**INPUT ROWS**
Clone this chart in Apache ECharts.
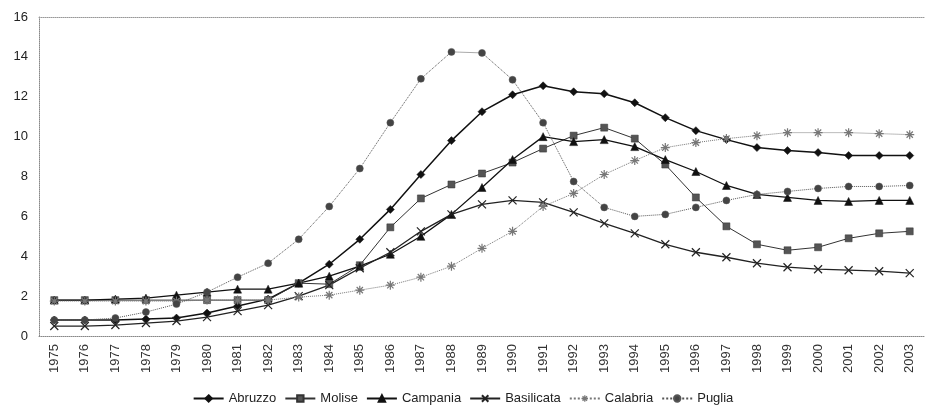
<!DOCTYPE html>
<html>
<head>
<meta charset="utf-8">
<script src="https://cdn.jsdelivr.net/npm/echarts@6/dist/echarts.min.js"></script>
<style>
  html, body { margin: 0; padding: 0; background: #fff; }
  #chart { width: 926px; height: 416px; }
</style>
</head>
<body>
<div id="chart"></div>
<script>
var years = ['1975','1976','1977','1978','1979','1980','1981','1982','1983','1984','1985','1986','1987','1988','1989',
  '1990','1991','1992','1993','1994','1995','1996','1997','1998','1999','2000','2001','2002','2003'];

var abruzzo    = [0.8,0.8,0.8,0.85,0.9,1.15,1.5,1.85,2.65,3.6,4.85,6.35,8.1,9.8,11.25,12.1,12.55,12.25,12.15,11.7,10.95,10.3,9.85,9.45,9.3,9.2,9.05,9.05,9.05];
var molise     = [1.8,1.8,1.8,1.8,1.8,1.8,1.8,1.8,2.65,2.6,3.55,5.45,6.9,7.6,8.15,8.7,9.4,10.05,10.45,9.9,8.6,6.95,5.5,4.6,4.3,4.45,4.9,5.15,5.25];
var campania   = [1.8,1.8,1.85,1.9,2.05,2.2,2.35,2.35,2.65,3.0,3.5,4.1,5.0,6.1,7.45,8.85,10.0,9.75,9.85,9.5,8.85,8.25,7.55,7.1,6.95,6.8,6.75,6.8,6.8];
var basilicata = [0.5,0.5,0.55,0.65,0.75,0.95,1.25,1.55,2.0,2.55,3.4,4.2,5.25,6.1,6.6,6.8,6.7,6.2,5.65,5.15,4.6,4.2,3.95,3.65,3.45,3.35,3.3,3.25,3.15];
var calabria   = [1.75,1.75,1.75,1.75,1.75,1.8,1.8,1.8,1.95,2.05,2.3,2.55,2.95,3.5,4.4,5.25,6.5,7.15,8.1,8.8,9.45,9.7,9.9,10.05,10.2,10.2,10.2,10.15,10.1];
var puglia     = [0.8,0.8,0.9,1.2,1.6,2.2,2.95,3.65,4.85,6.5,8.4,10.7,12.9,14.25,14.2,12.85,10.7,7.75,6.45,6.0,6.1,6.45,6.8,7.1,7.25,7.4,7.5,7.5,7.55];

// simboli non disponibili in echarts: croce e asterisco
var crossSym = 'path://M0,0 L10,10 M10,0 L0,10';
var starSym = 'path://M5,0 L5,10 M0,5 L10,5 M1.5,1.5 L8.5,8.5 M8.5,1.5 L1.5,8.5';

function serie(name, data, opt) {
  return {
    name: name,
    type: 'line',
    data: data,
    symbol: opt.symbol,
    symbolSize: opt.size,
    showAllSymbol: true,
    animation: false,
    lineStyle: { color: opt.color, width: opt.width, type: opt.type || 'solid' },
    itemStyle: opt.open
      ? { color: '#fff', borderColor: opt.color, borderWidth: 1.2, borderType: 'solid' }
      : { color: opt.fill || opt.color, borderColor: opt.color, borderWidth: 0.5, borderType: 'solid' }
  };
}

var chart = echarts.init(document.getElementById('chart'));
chart.setOption({
  backgroundColor: '#fff',
  textStyle: { fontFamily: 'Liberation Sans, Arial, sans-serif' },
  grid: { left: 39, right: 1, top: 17, bottom: 80 },
  legend: {
    bottom: 6,
    left: 'center',
    itemWidth: 30,
    itemHeight: 8,
    itemGap: 8,
    textStyle: { fontSize: 13, color: '#222' },
    data: [
      'Abruzzo', 'Molise', 'Campania', 'Basilicata',
      { name: 'Calabria', itemStyle: { borderType: 'solid', borderWidth: 1.2 } },
      { name: 'Puglia', itemStyle: { borderType: 'solid' } }
    ]
  },
  xAxis: [{
    type: 'category',
    data: years,
    boundaryGap: true,
    axisLine: { lineStyle: { color: '#888', type: 'dotted', width: 1 } },
    axisTick: { show: false },
    axisLabel: { rotate: 90, fontSize: 13, color: '#333', margin: 8 }
  }, {
    type: 'category',
    data: years,
    position: 'top',
    axisLine: { lineStyle: { color: '#999', type: 'dotted', width: 1 } },
    axisTick: { show: false },
    axisLabel: { show: false }
  }],
  yAxis: {
    type: 'value',
    min: 0,
    max: 16,
    interval: 2,
    axisLine: { show: true, lineStyle: { color: '#888', type: 'dotted', width: 1 } },
    axisTick: { show: false },
    splitLine: { show: false },
    axisLabel: { fontSize: 13, color: '#222', margin: 11 }
  },
  series: [
    serie('Abruzzo', abruzzo, { symbol: 'diamond', size: 8, color: '#111', width: 1.5 }),
    serie('Molise', molise, { symbol: 'rect', size: 7, color: '#333', fill: '#555', width: 1 }),
    serie('Campania', campania, { symbol: 'triangle', size: 8, color: '#111', width: 1.3 }),
    serie('Basilicata', basilicata, { symbol: crossSym, size: 8, color: '#222', width: 1.3, open: true }),
    serie('Calabria', calabria, { symbol: starSym, size: 9, color: '#777', width: 1, type: 'dotted', open: true }),
    serie('Puglia', puglia, { symbol: 'circle', size: 7, color: '#555', fill: '#444', width: 1, type: 'dotted' })
  ]
});
</script>
</body>
</html>
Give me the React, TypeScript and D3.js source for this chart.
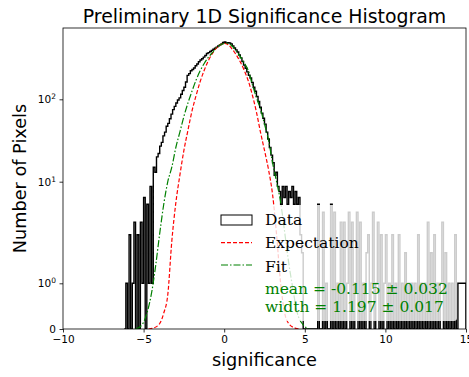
import React, { useEffect, useRef } from "react";
import * as d3 from "d3";

// histogram: bins of 0.1 in significance
const binWidth = 0.1;
const coreStart = -6.2;
const coreCounts = [
  0, 1, 0, 3, 0, 1, 4, 0, 3, 0,
  4, 1, 7, 0, 6, 1, 9, 1, 15, 13,
  20, 22, 27, 30, 36, 40, 47, 51, 58, 66,
  75, 82, 90, 98, 104, 115, 128, 140, 162, 195,
  205, 222, 230, 240, 255, 268, 285, 300, 310, 325,
  340, 360, 368, 380, 392, 405, 418, 430, 445, 458,
  470, 488, 496, 480, 486, 482, 470, 445, 420, 398,
  375, 345, 318, 288, 260, 238, 215, 196, 181, 160,
  140, 125, 108, 94, 80, 68, 59, 50, 40, 33,
  26, 21, 17, 12, 13, 9, 8, 6, 9, 7,
  9, 6, 8, 7, 9, 6, 8, 6, 7, 3,
  2, 0,
];
const tailStart = 5.0;
const tailCounts = [
  0, 0, 0, 0, 0, 0, 0, 0, 6, 0,
  0, 5, 0, 1, 0, 0, 6, 0, 5, 0,
  1, 0, 4, 0, 4, 0, 1, 5, 0, 4,
  0, 1, 5, 0, 4, 0, 1, 0, 2, 3,
  0, 1, 5, 0, 1, 4, 0, 3, 0, 1,
  3, 0, 1, 0, 3, 0, 1, 0, 3, 0,
  1, 0, 2, 0, 1, 0, 1, 0, 1, 0,
  3, 0, 1, 0, 1, 0, 4, 0, 2, 0,
  3, 0, 1, 0, 1, 4, 0, 2, 0, 1,
  0, 1, 0, 3, 0, 1, 1, 1, 1, 1,
];

// expectation curve (red)
const expectX = [-4.7, -4.4, -4.0, -3.75, -3.5, -3.25, -3.0, -2.75, -2.5, -2.25, -2.0, -1.75, -1.5, -1.25, -1.0, -0.75, -0.5, -0.25, 0,
  0.25, 0.5, 0.75, 1.0, 1.25, 1.5, 1.75, 2.0, 2.25, 2.5, 2.75, 3.0, 3.25, 3.5, 3.75, 4.0, 4.4, 4.7];
const expectY = [0, 0.02, 0.12, 0.35, 0.75, 2.6, 6.2, 12, 24, 42, 72, 110, 162, 222, 290, 355, 415, 455, 478,
  460, 405, 345, 283, 222, 166, 112, 70, 40, 24, 14, 7.5, 3, 1.0, 0.35, 0.12, 0.02, 0];

// fit curve (green)
const fitX = [-5.5, -5.1, -4.75, -4.5, -4.25, -4.0, -3.75, -3.5, -3.25, -3.0, -2.75, -2.5, -2.25, -2.0, -1.75, -1.5, -1.25, -1.0, -0.75, -0.5, -0.25, 0,
  0.25, 0.5, 0.75, 1.0, 1.25, 1.5, 1.75, 2.0, 2.25, 2.5, 2.75, 3.0, 3.25, 3.5, 3.75, 4.0, 4.25, 4.5, 4.9, 5.3];
const fitY = [0, 0.09, 0.4, 0.8, 1.5, 3.1, 6, 10, 15, 26, 40, 62, 90, 125, 170, 220, 270, 320, 365, 420, 456, 475,
  478, 440, 385, 330, 275, 222, 150, 105, 76, 50, 32, 17, 10, 6.3, 3.2, 1.6, 0.9, 0.4, 0.09, 0];

const xTicks = [-10, -5, 0, 5, 10, 15];
const yTicks = [0, 1, 10, 100];
const legendNames = ["Data", "Expectation", "Fit"];
const fitText = ["mean = -0.115 ± 0.032", "width = 1.197 ± 0.017"];

const W = 469;
const H = 377;
const margin = { top: 28, right: 3, bottom: 48, left: 63 };

function App() {
  const ref = useRef<SVGSVGElement>(null);

  useEffect(() => {
    const root = d3.select(ref.current);
    root.selectAll("*").remove();
    const iw = W - margin.left - margin.right;
    const ih = H - margin.top - margin.bottom;
    const sans = "DejaVu Sans";
    const serif = "DejaVu Serif";

    const x = d3.scaleLinear().domain([-10, 15]).range([0, iw]);
    // symlog-like axis: linear below 1, log above
    const symT = (v: number) => (v <= 1 ? Math.max(0, v) : 1 + Math.log10(v));
    const yLin = d3
      .scaleLinear()
      .domain([0, 1, 2, 3, 3.865])
      .range([ih, ih - 45.7, ih - 147.3, ih - 229.7, 0]);
    const y = (v: number) => yLin(symT(v));

    const svg = root.append("g").attr("transform", `translate(${margin.left},${margin.top})`);

    svg
      .append("defs")
      .append("clipPath")
      .attr("id", "plotclip")
      .append("rect")
      .attr("width", iw)
      .attr("height", ih);

    const plot = svg.append("g").attr("clip-path", "url(#plotclip)");

    // histogram outline (step)
    const bins = [
      ...coreCounts.map((c, i) => ({ x0: coreStart + i * binWidth, c })),
      ...tailCounts.map((c, i) => ({ x0: tailStart + i * binWidth, c })),
    ];
    const pts: [number, number][] = [[bins[0].x0, 0]];
    bins.forEach((b) => {
      pts.push([b.x0, b.c]);
      pts.push([b.x0 + binWidth, b.c]);
    });
    pts.push([bins[bins.length - 1].x0 + binWidth, 0]);
    const stepLine = d3
      .line<[number, number]>()
      .x((d) => x(d[0]))
      .y((d) => y(d[1]));
    plot
      .append("path")
      .attr("d", stepLine(pts))
      .attr("fill", "none")
      .attr("stroke", "black")
      .attr("stroke-width", 1.4);

    const expLine = d3
      .line<number>()
      .x((d) => x(expectX[d]))
      .y((d) => y(expectY[d]))
      .curve(d3.curveMonotoneX);
    plot
      .append("path")
      .attr("d", expLine(d3.range(expectX.length)))
      .attr("fill", "none")
      .attr("stroke", "#ff0000")
      .attr("stroke-width", 1.2)
      .attr("stroke-dasharray", "4,2");

    const fitLine = d3
      .line<number>()
      .x((d) => x(fitX[d]))
      .y((d) => y(fitY[d]))
      .curve(d3.curveMonotoneX);
    plot
      .append("path")
      .attr("d", fitLine(d3.range(fitX.length)))
      .attr("fill", "none")
      .attr("stroke", "#008000")
      .attr("stroke-width", 1.2)
      .attr("stroke-dasharray", "7,2,1.5,2");

    // axes
    const xAxis = svg
      .append("g")
      .attr("transform", `translate(0,${ih})`)
      .call(d3.axisBottom(x).tickValues(xTicks).tickSize(3.5).tickFormat((d) => String(d).replace("-", "\u2212")));
    xAxis.selectAll("text").attr("font-family", sans).attr("font-size", 10.5).attr("fill", "black").attr("dy", "0.75em");

    const yAxis = svg
      .append("g")
      .call(d3.axisLeft(yLin).tickValues(yTicks.map(symT)).tickSize(3.5).tickFormat(() => ""));
    yAxis
      .selectAll(".tick")
      .append("text")
      .attr("x", -7)
      .attr("dy", "0.35em")
      .attr("text-anchor", "end")
      .attr("font-family", sans)
      .attr("font-size", 10.5)
      .attr("fill", "black")
      .each(function (_d, i) {
        const t = d3.select(this);
        const v = yTicks[i];
        if (v === 0) {
          t.text("0");
        } else {
          t.append("tspan").text("10");
          t.append("tspan").attr("font-size", 7.5).attr("dy", "-0.55em").text(String(Math.round(Math.log10(v))));
        }
      });
    svg.selectAll(".tick line").attr("stroke", "black").attr("stroke-width", 0.8);
    svg.selectAll(".domain").remove();

    // frame
    svg
      .append("rect")
      .attr("width", iw)
      .attr("height", ih)
      .attr("fill", "none")
      .attr("stroke", "black")
      .attr("stroke-width", 0.8);

    // legend
    const lg = svg.append("g").attr("transform", `translate(${215 - margin.left},${205 - margin.top})`);
    lg.append("rect")
      .attr("width", 242)
      .attr("height", 116)
      .attr("rx", 3)
      .attr("fill", "white")
      .attr("fill-opacity", 0.8);
    lg.append("rect")
      .attr("x", 6)
      .attr("y", 10)
      .attr("width", 31)
      .attr("height", 10)
      .attr("fill", "white")
      .attr("stroke", "black")
      .attr("stroke-width", 1);
    lg.append("line")
      .attr("x1", 6)
      .attr("x2", 37)
      .attr("y1", 37.7)
      .attr("y2", 37.7)
      .attr("stroke", "#ff0000")
      .attr("stroke-width", 1.2)
      .attr("stroke-dasharray", "4,2");
    lg.append("line")
      .attr("x1", 6)
      .attr("x2", 37)
      .attr("y1", 60)
      .attr("y2", 60)
      .attr("stroke", "#008000")
      .attr("stroke-width", 1.2)
      .attr("stroke-dasharray", "7,2,1.5,2");
    const baselines = [20, 43.3, 66.7];
    legendNames.forEach((n, i) => {
      lg.append("text")
        .attr("x", 50)
        .attr("y", baselines[i])
        .attr("font-family", serif)
        .attr("font-size", 15.5)
        .attr("fill", "black")
        .text(n);
    });
    const fitBaselines = [88.5, 106.7];
    fitText.forEach((s, i) => {
      lg.append("text")
        .attr("x", 50)
        .attr("y", fitBaselines[i])
        .attr("font-family", serif)
        .attr("font-size", 15.5)
        .attr("fill", "#008000")
        .text(s);
    });

    // labels
    root
      .append("text")
      .attr("x", margin.left + iw / 2)
      .attr("y", 22.5)
      .attr("text-anchor", "middle")
      .attr("font-family", sans)
      .attr("font-size", 18.9)
      .text("Preliminary 1D Significance Histogram");
    root
      .append("text")
      .attr("x", margin.left + iw / 2)
      .attr("y", 366)
      .attr("text-anchor", "middle")
      .attr("font-family", sans)
      .attr("font-size", 17.7)
      .text("significance");
    root
      .append("text")
      .attr("transform", `translate(26,${margin.top + ih / 2}) rotate(-90)`)
      .attr("text-anchor", "middle")
      .attr("font-family", sans)
      .attr("font-size", 17.7)
      .text("Number of Pixels");
  }, []);

  return (
    <svg
      ref={ref}
      width={W}
      height={H}
      style={{ position: "absolute", left: 0, top: 0, background: "white" }}
    />
  );
}

export default App;
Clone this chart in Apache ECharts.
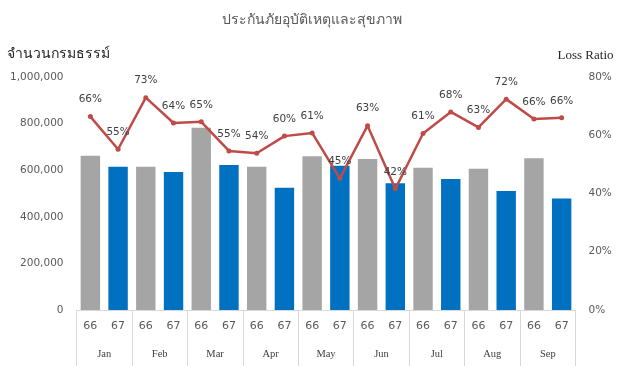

**PROBLEM TO SOLVE**
Identify the lines above with the word "React". Copy them.

**OUTPUT**
Give me the React, TypeScript and D3.js source for this chart.
import React, { useEffect, useRef } from "react";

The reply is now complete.